Blindly trusting online sources has led to a massive increase in the number of people being scammed, here in Goa. Young minds who have experienced this unfortunate turn of events now share their learning and advice to heed their warning. Goan folk have recently fallen victim to messages that are being circulated around social media by online-scammers who loot naïve people and disappear. The numbers are rising as the young and old fall prey to the flashy offers and enticing words of these experienced scammers without heeding the consequences.
As people fall for these tricks, they find no way to escape the impending sense of regret and the loss of their hard-earned money. People never see the scammers or their belongings ever again. Allister Torres, student at S.S. Dempo College of Commerce and Economics, Bambolim described his unfortunate encounter with multiple websites which had ill intentions. He said, “I got scammed ordering Nike slides through an Instagram page and I received some lame pair. Another site was a fraud where I lost around Rs 2000 to Rs 3000.” He also highlighted an app that posed as a source of income for students and lured them in with promising words. He explained, “There was one app which said you can earn money quickly and easily and since some people I knew earned and withdrew money I also invested a large amount. I trusted that app blindly and soon that app wasn't allowing me to withdraw my money and soon it closed down.”
It all starts with a small message on WhatsApp or an ad ping on Facebook. It hooks the gullible. They target mostly gullible people in the older or younger age groups which have a lesser understanding or technology and social media. Aisha Siddiqa Shaikh, student of Dhempe College of Arts and Science, Miramar shared the experience she had with a fraud Instagram store. She said, “I ordered some bags from an Instagram page which looked pretty genuine and had decent followers, likes and comments system going on. I ordered and paid online as usual since these stores never have COD. Later on I went to check the page to enquire about my order. The page had been deleted or blocked and there was no way I could contact it or retrieve my money.”
Faheem Killedar, student at Dnyanprassarak Mandal’s College and Research Centre, Mapusa had a similar interaction with a fraudster like Allister’s. He shared, “I fell victim to a scam, which I will never forget and I have learnt a lot from this experience. I ordered athlete-wear from a seller that I was acquainted with during an Athletic National I went to. After finalising everything he promised to send me the tracking for my order within the next few days but as the days went by, I received no reply. I followed up almost daily but got no response and had to face the harsh reality that I had been scammed.” Faheem also explained the distress that he had to go through with the law enforcements when he tried to file a cyber crime complaint.

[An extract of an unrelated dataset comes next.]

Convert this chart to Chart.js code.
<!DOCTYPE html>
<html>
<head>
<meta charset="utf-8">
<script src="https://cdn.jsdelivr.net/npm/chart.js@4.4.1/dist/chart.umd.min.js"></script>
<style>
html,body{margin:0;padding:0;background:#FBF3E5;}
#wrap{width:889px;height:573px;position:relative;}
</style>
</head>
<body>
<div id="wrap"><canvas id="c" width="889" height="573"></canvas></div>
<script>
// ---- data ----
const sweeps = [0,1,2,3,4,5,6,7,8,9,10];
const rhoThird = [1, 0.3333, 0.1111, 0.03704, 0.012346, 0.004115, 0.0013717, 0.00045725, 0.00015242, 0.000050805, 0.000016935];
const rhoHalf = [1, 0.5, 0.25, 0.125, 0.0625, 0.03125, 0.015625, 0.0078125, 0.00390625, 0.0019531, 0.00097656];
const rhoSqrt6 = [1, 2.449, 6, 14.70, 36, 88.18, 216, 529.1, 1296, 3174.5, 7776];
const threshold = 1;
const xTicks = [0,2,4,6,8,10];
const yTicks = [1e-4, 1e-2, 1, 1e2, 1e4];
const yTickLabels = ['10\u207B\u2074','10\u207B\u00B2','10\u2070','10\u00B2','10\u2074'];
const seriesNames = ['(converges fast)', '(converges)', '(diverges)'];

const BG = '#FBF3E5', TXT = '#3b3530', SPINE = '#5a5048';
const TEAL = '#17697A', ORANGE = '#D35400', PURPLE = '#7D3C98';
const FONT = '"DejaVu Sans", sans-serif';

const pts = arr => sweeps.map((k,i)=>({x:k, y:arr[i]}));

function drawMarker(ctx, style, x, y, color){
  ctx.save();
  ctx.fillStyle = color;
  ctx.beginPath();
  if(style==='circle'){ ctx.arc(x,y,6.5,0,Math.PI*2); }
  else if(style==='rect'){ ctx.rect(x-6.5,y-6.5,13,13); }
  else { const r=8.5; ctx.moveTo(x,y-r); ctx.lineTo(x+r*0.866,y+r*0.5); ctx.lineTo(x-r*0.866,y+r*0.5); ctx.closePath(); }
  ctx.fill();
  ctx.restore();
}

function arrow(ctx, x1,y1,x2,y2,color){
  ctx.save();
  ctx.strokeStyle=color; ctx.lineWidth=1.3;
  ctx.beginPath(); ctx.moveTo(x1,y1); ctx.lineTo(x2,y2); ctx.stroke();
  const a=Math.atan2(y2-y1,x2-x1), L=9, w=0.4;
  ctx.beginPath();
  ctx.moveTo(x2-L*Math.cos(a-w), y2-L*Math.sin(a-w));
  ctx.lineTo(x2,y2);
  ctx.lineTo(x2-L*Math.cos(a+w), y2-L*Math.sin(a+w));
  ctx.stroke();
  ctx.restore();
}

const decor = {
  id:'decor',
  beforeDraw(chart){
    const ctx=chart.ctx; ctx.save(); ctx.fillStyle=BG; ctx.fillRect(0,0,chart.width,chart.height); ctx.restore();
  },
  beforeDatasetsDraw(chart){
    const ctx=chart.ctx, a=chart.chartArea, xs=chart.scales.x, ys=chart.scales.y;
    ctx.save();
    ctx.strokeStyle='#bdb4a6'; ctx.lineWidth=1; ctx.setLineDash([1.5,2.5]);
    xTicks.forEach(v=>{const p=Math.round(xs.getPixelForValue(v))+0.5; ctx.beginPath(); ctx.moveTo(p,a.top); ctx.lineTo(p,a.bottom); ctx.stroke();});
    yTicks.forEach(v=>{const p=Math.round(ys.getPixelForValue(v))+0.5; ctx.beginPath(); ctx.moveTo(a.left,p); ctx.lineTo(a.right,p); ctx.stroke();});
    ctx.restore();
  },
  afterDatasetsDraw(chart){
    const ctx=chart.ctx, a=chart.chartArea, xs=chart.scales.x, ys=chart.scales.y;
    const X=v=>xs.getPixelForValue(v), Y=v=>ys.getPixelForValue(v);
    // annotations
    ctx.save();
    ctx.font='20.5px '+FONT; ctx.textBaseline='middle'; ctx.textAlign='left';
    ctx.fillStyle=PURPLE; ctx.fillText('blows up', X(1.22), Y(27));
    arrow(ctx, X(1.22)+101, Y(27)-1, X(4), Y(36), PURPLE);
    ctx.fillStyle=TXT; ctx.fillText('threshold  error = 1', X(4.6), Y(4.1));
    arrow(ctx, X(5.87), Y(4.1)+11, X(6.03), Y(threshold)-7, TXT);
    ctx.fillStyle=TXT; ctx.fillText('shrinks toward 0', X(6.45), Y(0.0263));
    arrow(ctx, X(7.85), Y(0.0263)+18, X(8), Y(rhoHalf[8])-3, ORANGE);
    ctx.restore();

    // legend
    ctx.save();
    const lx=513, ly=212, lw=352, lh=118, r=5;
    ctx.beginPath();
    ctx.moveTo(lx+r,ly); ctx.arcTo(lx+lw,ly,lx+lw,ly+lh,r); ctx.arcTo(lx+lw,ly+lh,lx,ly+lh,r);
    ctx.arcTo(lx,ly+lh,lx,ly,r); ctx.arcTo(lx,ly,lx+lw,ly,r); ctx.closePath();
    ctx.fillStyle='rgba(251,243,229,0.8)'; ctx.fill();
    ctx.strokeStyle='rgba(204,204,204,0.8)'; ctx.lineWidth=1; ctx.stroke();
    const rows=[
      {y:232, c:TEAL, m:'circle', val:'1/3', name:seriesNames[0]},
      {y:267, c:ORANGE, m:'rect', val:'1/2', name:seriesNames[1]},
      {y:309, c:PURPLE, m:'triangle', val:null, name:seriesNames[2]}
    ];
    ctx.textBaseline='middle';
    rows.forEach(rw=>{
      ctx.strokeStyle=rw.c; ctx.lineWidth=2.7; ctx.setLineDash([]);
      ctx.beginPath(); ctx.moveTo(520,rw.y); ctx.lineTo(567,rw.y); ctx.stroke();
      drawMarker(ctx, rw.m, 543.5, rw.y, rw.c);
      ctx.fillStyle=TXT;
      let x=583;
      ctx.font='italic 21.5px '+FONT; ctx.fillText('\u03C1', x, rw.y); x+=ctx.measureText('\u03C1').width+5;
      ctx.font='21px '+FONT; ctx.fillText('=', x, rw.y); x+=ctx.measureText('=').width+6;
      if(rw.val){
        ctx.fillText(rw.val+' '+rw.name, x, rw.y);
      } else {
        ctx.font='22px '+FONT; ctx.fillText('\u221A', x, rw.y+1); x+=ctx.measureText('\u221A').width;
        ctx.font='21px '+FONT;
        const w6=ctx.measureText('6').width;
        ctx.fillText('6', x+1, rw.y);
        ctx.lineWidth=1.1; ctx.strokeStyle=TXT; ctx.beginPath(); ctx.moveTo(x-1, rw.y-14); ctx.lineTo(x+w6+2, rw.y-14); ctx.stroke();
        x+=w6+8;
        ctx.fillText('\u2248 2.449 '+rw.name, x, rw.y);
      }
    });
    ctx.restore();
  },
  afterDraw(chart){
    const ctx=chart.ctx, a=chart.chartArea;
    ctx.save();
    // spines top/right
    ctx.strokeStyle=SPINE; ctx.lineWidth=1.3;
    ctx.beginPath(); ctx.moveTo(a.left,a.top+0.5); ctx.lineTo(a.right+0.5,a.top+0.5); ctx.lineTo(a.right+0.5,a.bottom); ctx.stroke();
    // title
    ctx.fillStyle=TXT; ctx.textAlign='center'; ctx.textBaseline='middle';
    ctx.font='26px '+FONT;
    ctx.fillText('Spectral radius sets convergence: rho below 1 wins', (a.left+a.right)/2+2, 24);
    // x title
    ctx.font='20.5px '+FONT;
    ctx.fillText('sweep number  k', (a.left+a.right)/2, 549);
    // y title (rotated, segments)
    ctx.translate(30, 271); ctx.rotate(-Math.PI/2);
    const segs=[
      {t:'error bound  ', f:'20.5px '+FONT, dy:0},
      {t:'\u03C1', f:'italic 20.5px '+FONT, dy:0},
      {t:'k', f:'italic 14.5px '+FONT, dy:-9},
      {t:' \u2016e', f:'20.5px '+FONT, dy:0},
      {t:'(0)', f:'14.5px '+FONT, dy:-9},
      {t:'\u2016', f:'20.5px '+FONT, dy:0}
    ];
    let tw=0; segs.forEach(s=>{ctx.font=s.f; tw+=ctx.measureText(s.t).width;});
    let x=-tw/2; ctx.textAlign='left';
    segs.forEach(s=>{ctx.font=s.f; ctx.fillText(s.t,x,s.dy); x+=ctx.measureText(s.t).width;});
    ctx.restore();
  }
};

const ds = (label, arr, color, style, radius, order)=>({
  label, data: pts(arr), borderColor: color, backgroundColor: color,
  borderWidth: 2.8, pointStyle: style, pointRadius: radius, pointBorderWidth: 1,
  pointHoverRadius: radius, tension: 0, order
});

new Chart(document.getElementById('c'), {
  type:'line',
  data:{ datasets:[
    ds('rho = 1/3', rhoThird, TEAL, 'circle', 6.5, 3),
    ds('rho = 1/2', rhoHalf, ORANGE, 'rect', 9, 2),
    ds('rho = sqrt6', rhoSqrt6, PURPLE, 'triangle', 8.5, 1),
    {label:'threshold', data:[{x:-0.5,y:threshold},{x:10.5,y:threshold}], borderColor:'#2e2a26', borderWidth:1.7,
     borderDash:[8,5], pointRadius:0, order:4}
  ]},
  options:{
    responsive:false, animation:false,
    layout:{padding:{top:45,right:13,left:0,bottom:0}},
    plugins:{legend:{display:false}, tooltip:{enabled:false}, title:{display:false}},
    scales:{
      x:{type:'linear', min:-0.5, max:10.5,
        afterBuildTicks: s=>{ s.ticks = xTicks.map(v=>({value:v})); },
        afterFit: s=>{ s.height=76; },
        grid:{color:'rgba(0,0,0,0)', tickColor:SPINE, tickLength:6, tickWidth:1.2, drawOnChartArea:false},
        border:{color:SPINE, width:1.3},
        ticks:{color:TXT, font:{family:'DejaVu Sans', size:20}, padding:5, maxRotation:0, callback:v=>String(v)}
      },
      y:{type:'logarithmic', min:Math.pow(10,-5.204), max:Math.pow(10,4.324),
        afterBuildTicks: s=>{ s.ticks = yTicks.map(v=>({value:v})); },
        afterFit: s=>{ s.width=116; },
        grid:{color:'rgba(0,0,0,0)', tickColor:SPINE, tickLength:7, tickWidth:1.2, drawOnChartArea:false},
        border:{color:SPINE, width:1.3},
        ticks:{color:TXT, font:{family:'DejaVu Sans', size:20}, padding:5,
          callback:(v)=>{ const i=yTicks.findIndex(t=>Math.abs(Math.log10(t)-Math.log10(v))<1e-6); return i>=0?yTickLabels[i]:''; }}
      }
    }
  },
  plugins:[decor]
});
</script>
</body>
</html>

He said, “The day I realised it, I went to the Panjim Police Station and filed a complaint for which the police literally made me dance around for. They told me to go to another police station because the incident happened in that jurisdiction and when I questioned them as to why they couldn't transfer it themselves, they complained that it would take a long time. Till today the issue has still not been solved and I have lost hope in getting that money back but I make sure to keep people around me aware of the same.”
Faheem also spoke about what precautions people should take to avoid being scammed. He explained, “People should not trust any online stores that have deals which are too good to be true. Even online modes of payment have become risky now and even COD options. The best advice I can give is not to order from any online stores without reviews, contact information or address details.”
Taking precautions will overall aid the ability for one to identify a fraud and save you from another ill-fated experience. Making people more aware of these types of frauds has become a priority for most bank or government related websites who have tried to use technological advancements to their favour. Allister elaborated on his story and added some advice, saying, “It’s not easy to earn money, even after some people on YouTube say you can do it easily. Nothing comes so easily. Everything is a lesson and I've learnt these things because of these scams, and I don't regret it. Another point to be aware of is you shouldn’t get lured easily, do your own research and learn about these scam people.” Aisha spoke about what she learnt to help her differentiate between real and fake on social media. She said, “Test their page for a week and see if they talk about orders. Also go through their highlights to check if they are genuine and see for how long the page has been existing.”
Paying attention to the official details are, now, not enough to identify the authenticity of websites. They have disguised themselves, hiding behind profile pictures of government bodies and website executives that create a façade for trusting citizens like these students. Goans better look out for these kinds of random messages and sneaky advertisements.